• **STATED GOAL**
Leave out the pictures and repeat every record exactly.

• **TASK INPUTS**

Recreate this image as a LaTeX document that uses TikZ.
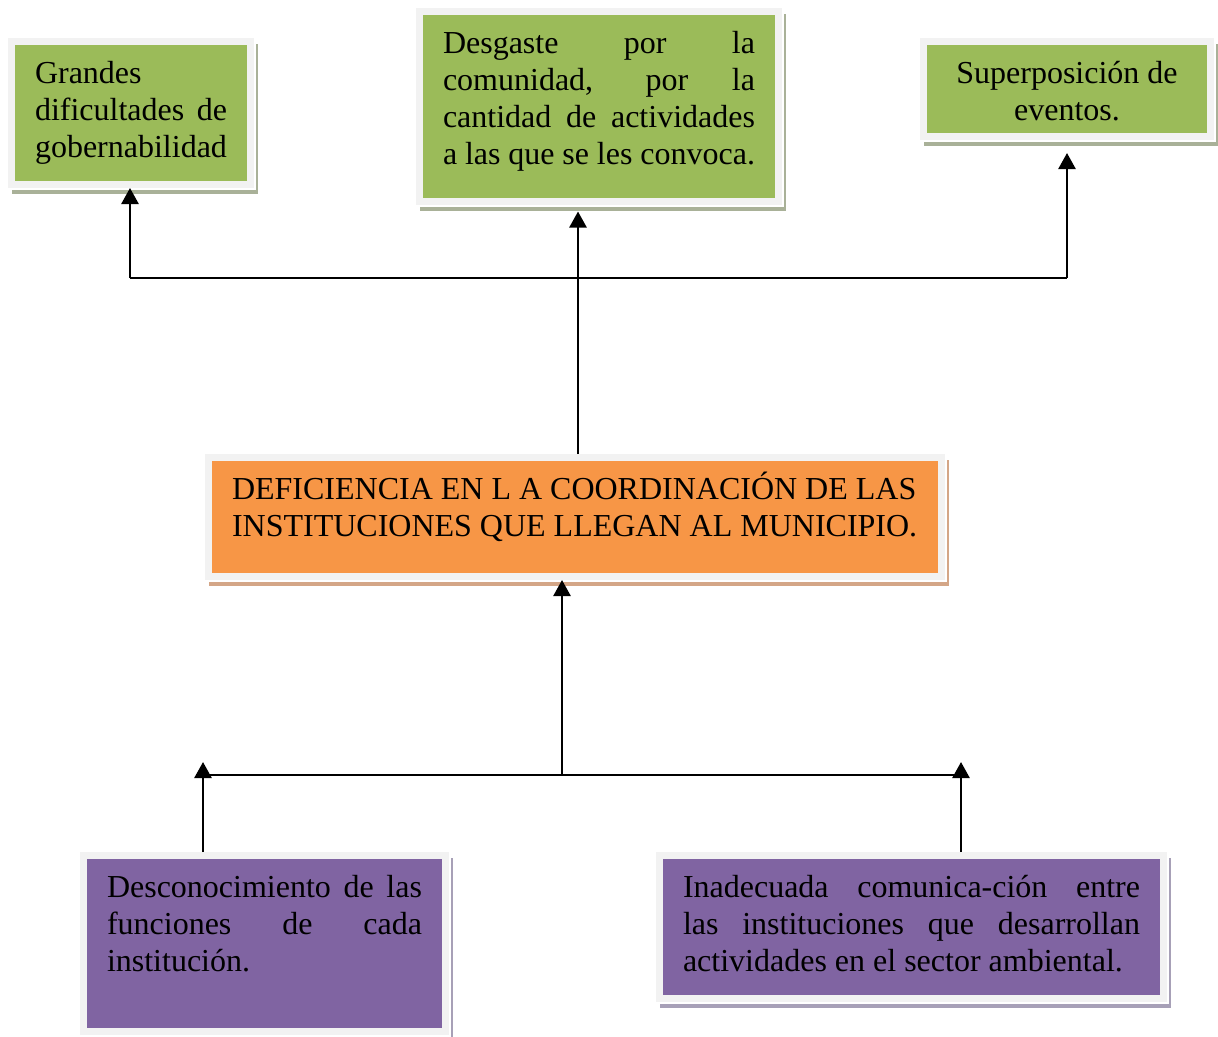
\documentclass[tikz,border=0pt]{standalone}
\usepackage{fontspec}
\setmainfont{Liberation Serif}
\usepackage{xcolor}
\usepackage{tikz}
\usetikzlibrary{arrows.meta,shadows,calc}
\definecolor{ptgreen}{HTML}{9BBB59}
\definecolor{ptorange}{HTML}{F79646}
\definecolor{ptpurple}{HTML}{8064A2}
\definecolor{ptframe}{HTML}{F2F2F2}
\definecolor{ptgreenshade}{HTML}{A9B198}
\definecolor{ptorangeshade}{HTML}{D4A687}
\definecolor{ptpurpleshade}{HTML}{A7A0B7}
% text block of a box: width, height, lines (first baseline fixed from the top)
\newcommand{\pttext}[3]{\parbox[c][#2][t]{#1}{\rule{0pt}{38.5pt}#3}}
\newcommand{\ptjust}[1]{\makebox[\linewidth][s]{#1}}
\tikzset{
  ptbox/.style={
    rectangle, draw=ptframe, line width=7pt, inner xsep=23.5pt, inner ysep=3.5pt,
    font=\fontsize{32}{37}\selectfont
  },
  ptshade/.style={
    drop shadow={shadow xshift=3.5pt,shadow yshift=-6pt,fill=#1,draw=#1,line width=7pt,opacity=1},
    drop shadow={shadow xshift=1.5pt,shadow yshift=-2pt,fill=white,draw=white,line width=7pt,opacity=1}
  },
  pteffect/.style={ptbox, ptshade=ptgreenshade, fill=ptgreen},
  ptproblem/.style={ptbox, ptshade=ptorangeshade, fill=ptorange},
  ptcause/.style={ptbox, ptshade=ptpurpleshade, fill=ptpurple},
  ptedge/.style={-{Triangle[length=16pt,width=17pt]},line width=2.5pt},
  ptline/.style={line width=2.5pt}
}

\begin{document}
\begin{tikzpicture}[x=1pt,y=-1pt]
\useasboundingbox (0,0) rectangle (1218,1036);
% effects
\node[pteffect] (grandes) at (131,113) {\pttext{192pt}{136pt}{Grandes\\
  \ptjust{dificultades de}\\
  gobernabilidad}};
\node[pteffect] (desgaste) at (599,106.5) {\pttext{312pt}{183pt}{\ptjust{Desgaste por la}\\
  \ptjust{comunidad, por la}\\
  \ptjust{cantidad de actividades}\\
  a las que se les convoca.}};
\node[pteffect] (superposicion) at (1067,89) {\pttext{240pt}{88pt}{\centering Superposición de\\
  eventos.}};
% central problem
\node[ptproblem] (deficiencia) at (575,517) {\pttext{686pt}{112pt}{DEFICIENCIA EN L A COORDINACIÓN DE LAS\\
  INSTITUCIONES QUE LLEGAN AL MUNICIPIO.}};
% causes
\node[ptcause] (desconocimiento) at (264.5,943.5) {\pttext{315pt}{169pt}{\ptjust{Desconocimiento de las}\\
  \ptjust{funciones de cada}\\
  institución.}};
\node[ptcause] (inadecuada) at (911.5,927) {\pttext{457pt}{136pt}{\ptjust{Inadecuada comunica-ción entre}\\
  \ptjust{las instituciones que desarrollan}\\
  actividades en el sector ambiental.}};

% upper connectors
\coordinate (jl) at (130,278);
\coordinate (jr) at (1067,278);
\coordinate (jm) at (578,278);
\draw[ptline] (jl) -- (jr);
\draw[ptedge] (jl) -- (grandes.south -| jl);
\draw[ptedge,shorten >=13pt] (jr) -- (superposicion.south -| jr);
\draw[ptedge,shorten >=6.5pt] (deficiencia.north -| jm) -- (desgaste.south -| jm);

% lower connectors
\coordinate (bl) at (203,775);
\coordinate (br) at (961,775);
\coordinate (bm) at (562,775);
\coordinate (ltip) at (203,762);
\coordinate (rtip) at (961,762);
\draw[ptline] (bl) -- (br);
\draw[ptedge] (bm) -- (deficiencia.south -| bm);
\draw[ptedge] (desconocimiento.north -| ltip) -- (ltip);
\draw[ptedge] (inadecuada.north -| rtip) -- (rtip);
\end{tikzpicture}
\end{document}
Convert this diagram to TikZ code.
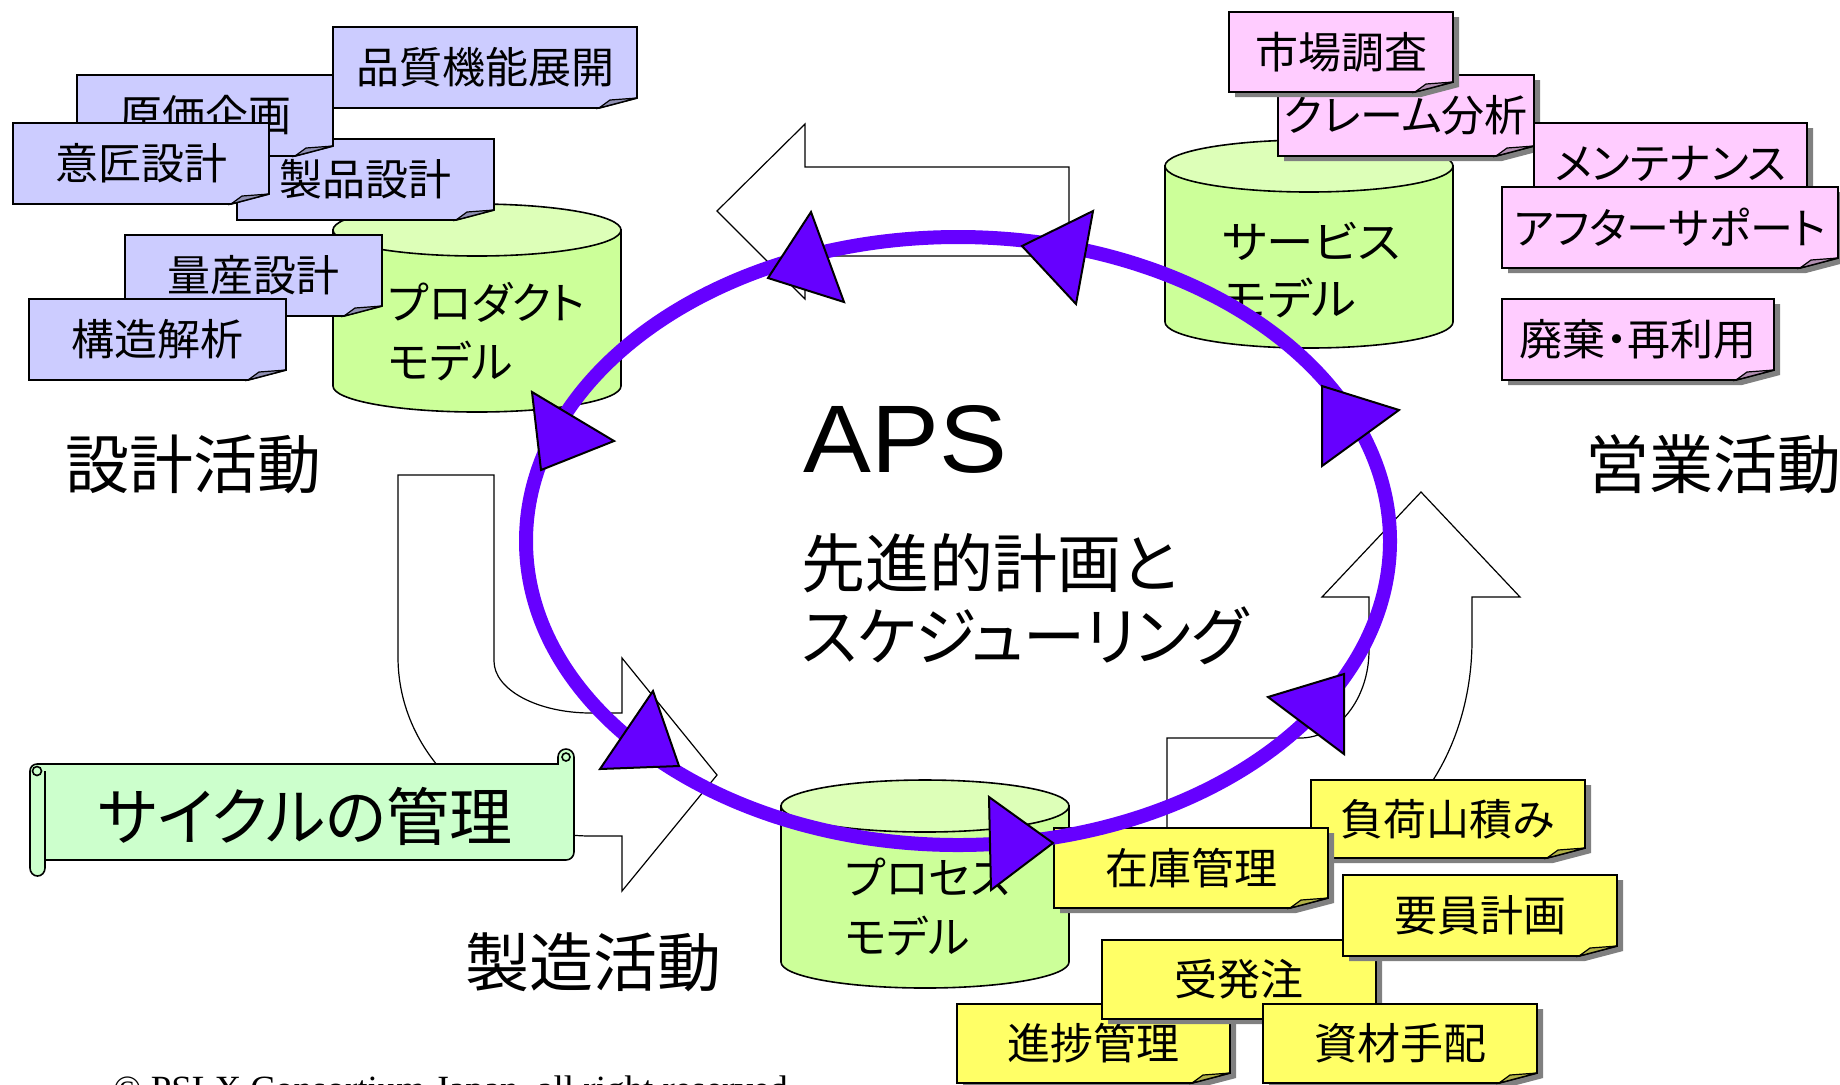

• **FULL OUTPUT**
Recreate this image as a LaTeX document that uses TikZ.
\documentclass[tikz,border=0pt]{standalone}
\usepackage{fontspec}
\setmainfont{Liberation Serif}
\usepackage{xcolor}
\usepackage{tikz}
\usetikzlibrary{arrows.meta,shadows,calc}
\definecolor{ptgreen}{HTML}{9BBB59}
\definecolor{ptorange}{HTML}{F79646}
\definecolor{ptpurple}{HTML}{8064A2}
\definecolor{ptframe}{HTML}{F2F2F2}
\definecolor{ptgreenshade}{HTML}{A9B198}
\definecolor{ptorangeshade}{HTML}{D4A687}
\definecolor{ptpurpleshade}{HTML}{A7A0B7}
% text block of a box: width, height, lines (first baseline fixed from the top)
\newcommand{\pttext}[3]{\parbox[c][#2][t]{#1}{\rule{0pt}{38.5pt}#3}}
\newcommand{\ptjust}[1]{\makebox[\linewidth][s]{#1}}
\tikzset{
  ptbox/.style={
    rectangle, draw=ptframe, line width=7pt, inner xsep=23.5pt, inner ysep=3.5pt,
    font=\fontsize{32}{37}\selectfont
  },
  ptshade/.style={
    drop shadow={shadow xshift=3.5pt,shadow yshift=-6pt,fill=#1,draw=#1,line width=7pt,opacity=1},
    drop shadow={shadow xshift=1.5pt,shadow yshift=-2pt,fill=white,draw=white,line width=7pt,opacity=1}
  },
  pteffect/.style={ptbox, ptshade=ptgreenshade, fill=ptgreen},
  ptproblem/.style={ptbox, ptshade=ptorangeshade, fill=ptorange},
  ptcause/.style={ptbox, ptshade=ptpurpleshade, fill=ptpurple},
  ptedge/.style={-{Triangle[length=16pt,width=17pt]},line width=2.5pt},
  ptline/.style={line width=2.5pt}
}

\begin{document}
\begin{tikzpicture}[x=1pt,y=-1pt]
\useasboundingbox (0,0) rectangle (1218,1036);
% effects
\node[pteffect] (grandes) at (131,113) {\pttext{192pt}{136pt}{Grandes\\
  \ptjust{dificultades de}\\
  gobernabilidad}};
\node[pteffect] (desgaste) at (599,106.5) {\pttext{312pt}{183pt}{\ptjust{Desgaste por la}\\
  \ptjust{comunidad, por la}\\
  \ptjust{cantidad de actividades}\\
  a las que se les convoca.}};
\node[pteffect] (superposicion) at (1067,89) {\pttext{240pt}{88pt}{\centering Superposición de\\
  eventos.}};
% central problem
\node[ptproblem] (deficiencia) at (575,517) {\pttext{686pt}{112pt}{DEFICIENCIA EN L A COORDINACIÓN DE LAS\\
  INSTITUCIONES QUE LLEGAN AL MUNICIPIO.}};
% causes
\node[ptcause] (desconocimiento) at (264.5,943.5) {\pttext{315pt}{169pt}{\ptjust{Desconocimiento de las}\\
  \ptjust{funciones de cada}\\
  institución.}};
\node[ptcause] (inadecuada) at (911.5,927) {\pttext{457pt}{136pt}{\ptjust{Inadecuada comunica-ción entre}\\
  \ptjust{las instituciones que desarrollan}\\
  actividades en el sector ambiental.}};

% upper connectors
\coordinate (jl) at (130,278);
\coordinate (jr) at (1067,278);
\coordinate (jm) at (578,278);
\draw[ptline] (jl) -- (jr);
\draw[ptedge] (jl) -- (grandes.south -| jl);
\draw[ptedge,shorten >=13pt] (jr) -- (superposicion.south -| jr);
\draw[ptedge,shorten >=6.5pt] (deficiencia.north -| jm) -- (desgaste.south -| jm);

% lower connectors
\coordinate (bl) at (203,775);
\coordinate (br) at (961,775);
\coordinate (bm) at (562,775);
\coordinate (ltip) at (203,762);
\coordinate (rtip) at (961,762);
\draw[ptline] (bl) -- (br);
\draw[ptedge] (bm) -- (deficiencia.south -| bm);
\draw[ptedge] (desconocimiento.north -| ltip) -- (ltip);
\draw[ptedge] (inadecuada.north -| rtip) -- (rtip);
\end{tikzpicture}
\end{document}
Convert this diagram to TikZ code.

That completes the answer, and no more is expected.